Problem statement: Your task is to locate every line holding the string "that" and to copy each of them.

Records shown:
• • • • •
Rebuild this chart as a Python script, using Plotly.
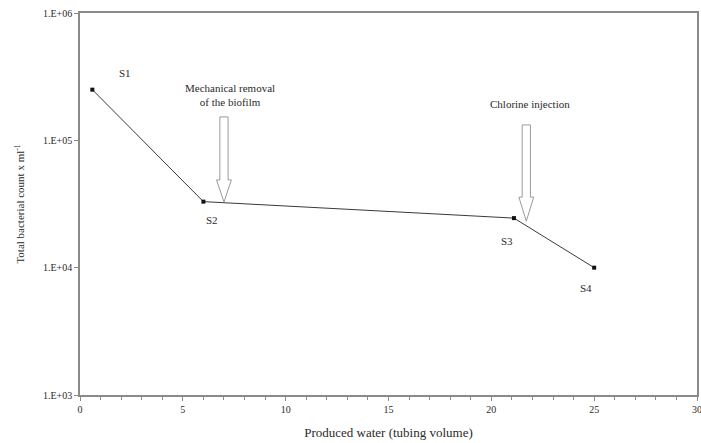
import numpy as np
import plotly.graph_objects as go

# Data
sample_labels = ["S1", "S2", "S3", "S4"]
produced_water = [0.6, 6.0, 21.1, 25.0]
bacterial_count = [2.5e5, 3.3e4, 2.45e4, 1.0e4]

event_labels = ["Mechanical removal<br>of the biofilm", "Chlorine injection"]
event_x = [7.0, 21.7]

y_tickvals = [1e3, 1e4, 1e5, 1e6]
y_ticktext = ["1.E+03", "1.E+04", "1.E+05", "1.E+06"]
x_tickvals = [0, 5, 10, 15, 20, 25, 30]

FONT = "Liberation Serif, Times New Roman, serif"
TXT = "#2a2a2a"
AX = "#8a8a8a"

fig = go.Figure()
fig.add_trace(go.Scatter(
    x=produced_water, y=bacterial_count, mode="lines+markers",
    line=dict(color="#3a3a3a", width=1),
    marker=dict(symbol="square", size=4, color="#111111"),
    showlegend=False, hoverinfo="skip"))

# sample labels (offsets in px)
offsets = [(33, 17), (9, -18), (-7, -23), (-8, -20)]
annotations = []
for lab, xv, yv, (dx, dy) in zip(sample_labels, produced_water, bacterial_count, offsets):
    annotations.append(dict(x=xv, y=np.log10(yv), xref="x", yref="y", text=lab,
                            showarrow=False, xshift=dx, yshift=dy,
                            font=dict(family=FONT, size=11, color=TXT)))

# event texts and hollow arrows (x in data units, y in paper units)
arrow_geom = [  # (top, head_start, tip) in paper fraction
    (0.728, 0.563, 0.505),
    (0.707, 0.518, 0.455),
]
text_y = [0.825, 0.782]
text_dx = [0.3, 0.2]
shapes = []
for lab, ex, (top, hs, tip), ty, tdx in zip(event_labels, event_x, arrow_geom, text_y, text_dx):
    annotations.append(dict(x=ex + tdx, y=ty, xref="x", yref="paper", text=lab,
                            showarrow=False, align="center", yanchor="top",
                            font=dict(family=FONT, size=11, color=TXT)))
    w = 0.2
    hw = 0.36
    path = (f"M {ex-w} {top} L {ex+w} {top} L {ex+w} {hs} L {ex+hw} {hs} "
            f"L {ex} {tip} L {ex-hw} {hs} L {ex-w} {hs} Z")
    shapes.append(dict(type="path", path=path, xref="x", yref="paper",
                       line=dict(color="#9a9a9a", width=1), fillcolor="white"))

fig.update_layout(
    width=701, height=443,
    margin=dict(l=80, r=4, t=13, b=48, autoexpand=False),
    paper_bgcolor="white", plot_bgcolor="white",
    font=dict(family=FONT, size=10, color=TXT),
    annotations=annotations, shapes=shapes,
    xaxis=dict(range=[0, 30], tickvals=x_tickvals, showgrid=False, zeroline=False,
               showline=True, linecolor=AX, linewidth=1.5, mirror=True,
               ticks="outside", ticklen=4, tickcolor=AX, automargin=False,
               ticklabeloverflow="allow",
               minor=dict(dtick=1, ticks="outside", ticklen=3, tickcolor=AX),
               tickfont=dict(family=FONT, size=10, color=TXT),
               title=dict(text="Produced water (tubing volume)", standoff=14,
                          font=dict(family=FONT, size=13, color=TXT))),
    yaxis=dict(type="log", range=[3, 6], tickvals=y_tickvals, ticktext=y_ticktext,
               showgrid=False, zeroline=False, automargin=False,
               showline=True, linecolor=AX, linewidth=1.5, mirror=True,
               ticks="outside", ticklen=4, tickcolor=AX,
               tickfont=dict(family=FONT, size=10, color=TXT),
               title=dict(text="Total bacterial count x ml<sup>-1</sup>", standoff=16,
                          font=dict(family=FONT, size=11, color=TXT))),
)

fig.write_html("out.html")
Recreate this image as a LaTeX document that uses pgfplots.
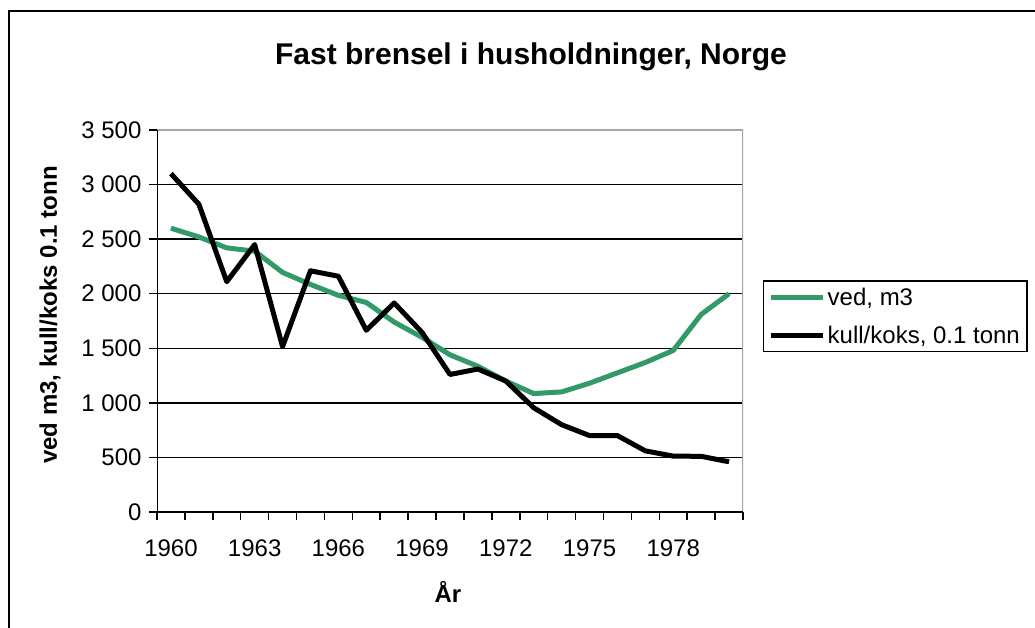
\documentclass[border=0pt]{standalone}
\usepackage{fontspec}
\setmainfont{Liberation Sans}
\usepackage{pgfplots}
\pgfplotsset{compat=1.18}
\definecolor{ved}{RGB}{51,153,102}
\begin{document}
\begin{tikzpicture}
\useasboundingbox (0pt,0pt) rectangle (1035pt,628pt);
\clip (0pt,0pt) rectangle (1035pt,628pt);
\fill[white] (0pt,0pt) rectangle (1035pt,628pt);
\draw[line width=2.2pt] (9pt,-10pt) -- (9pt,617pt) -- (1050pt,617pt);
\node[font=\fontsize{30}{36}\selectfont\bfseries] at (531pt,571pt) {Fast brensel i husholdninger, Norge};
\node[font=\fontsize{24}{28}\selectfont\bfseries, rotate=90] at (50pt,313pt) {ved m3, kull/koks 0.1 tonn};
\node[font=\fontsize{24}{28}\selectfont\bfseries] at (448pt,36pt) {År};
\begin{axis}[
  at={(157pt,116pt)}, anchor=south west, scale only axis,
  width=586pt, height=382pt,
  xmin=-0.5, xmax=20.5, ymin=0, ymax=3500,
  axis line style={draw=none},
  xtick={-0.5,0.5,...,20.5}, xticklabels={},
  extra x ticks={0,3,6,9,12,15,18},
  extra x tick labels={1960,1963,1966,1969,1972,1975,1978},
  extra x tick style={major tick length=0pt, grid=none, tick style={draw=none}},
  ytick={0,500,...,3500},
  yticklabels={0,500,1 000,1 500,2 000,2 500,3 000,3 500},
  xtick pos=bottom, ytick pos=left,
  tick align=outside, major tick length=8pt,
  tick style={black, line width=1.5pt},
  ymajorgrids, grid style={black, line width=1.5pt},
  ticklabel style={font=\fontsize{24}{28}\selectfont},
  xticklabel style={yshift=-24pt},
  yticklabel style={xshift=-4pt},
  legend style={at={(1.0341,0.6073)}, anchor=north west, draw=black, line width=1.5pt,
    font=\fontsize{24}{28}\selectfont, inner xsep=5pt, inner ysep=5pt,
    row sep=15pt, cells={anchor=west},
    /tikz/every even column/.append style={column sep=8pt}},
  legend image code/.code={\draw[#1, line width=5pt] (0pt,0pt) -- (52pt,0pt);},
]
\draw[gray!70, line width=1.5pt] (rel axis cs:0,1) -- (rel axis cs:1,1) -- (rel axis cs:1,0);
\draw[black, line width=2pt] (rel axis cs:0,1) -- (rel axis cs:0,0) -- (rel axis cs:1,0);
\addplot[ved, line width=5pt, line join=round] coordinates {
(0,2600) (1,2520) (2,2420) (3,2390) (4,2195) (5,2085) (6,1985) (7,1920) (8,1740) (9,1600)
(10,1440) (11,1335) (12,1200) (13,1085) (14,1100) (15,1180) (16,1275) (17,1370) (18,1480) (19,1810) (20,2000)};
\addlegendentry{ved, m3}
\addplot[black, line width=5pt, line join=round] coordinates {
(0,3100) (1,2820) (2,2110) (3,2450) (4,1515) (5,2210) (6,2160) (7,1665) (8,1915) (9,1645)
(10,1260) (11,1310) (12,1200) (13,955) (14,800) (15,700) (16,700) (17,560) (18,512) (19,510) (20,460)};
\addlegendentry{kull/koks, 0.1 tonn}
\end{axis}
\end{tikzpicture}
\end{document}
• • • • •
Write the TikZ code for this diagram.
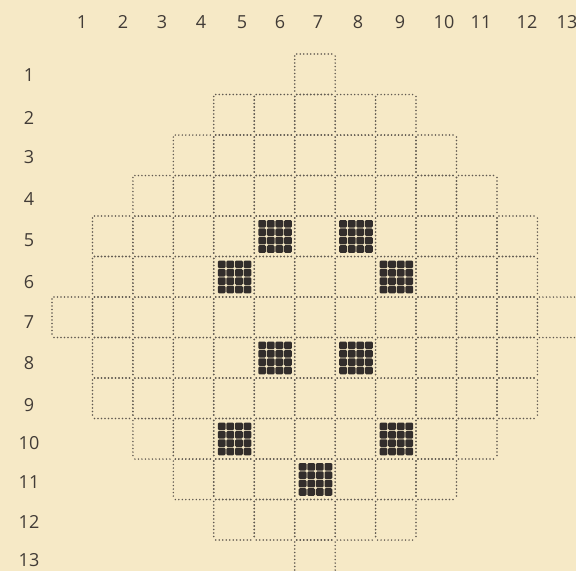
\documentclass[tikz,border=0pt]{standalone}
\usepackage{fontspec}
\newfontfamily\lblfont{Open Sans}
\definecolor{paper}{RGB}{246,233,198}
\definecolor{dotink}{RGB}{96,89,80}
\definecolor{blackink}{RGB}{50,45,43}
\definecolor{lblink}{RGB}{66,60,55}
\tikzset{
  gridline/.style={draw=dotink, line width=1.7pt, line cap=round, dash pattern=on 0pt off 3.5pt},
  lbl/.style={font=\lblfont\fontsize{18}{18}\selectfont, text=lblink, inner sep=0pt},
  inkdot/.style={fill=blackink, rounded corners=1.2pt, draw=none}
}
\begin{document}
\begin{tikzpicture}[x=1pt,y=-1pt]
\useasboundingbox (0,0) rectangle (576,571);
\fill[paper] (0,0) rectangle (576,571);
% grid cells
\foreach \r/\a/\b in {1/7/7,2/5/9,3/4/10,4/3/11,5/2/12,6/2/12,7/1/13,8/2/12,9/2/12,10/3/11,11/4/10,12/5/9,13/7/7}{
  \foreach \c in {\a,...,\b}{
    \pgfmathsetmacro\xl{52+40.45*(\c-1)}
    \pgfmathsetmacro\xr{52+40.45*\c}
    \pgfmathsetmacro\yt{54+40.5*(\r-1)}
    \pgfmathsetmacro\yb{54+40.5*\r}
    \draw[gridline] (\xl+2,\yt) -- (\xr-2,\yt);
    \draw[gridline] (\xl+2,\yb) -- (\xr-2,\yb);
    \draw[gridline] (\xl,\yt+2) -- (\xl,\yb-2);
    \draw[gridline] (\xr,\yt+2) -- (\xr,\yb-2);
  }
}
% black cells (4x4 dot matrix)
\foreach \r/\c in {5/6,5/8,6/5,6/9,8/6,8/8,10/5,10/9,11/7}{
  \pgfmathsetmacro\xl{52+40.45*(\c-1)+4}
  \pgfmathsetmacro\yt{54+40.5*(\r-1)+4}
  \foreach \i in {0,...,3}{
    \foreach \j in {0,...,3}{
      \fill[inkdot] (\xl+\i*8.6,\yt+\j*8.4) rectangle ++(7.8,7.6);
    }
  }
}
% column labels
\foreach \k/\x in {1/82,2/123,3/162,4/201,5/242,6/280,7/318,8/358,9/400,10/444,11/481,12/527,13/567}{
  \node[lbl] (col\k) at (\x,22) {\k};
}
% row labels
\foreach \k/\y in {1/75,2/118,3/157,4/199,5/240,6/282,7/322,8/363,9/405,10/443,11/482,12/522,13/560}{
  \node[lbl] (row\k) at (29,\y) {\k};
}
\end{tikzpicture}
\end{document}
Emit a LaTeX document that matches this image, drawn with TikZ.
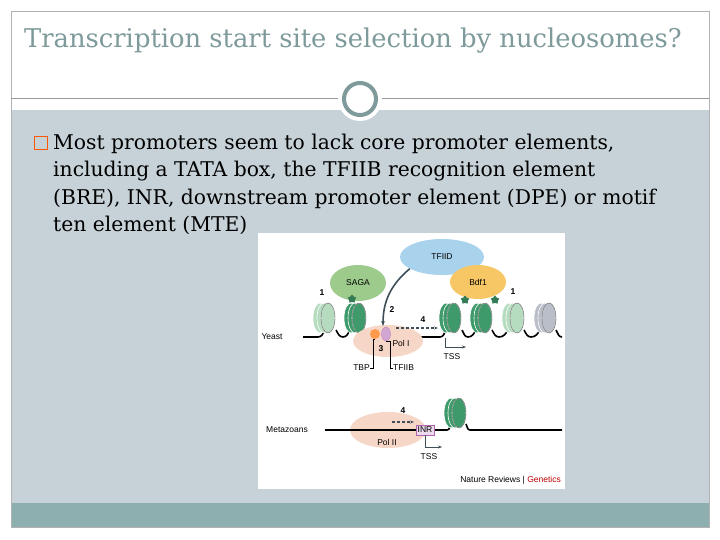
• • • • •
Correct answer:
Recreate this image as a LaTeX document that uses pgfplots.
Emit a LaTeX document that matches this image, drawn with TikZ.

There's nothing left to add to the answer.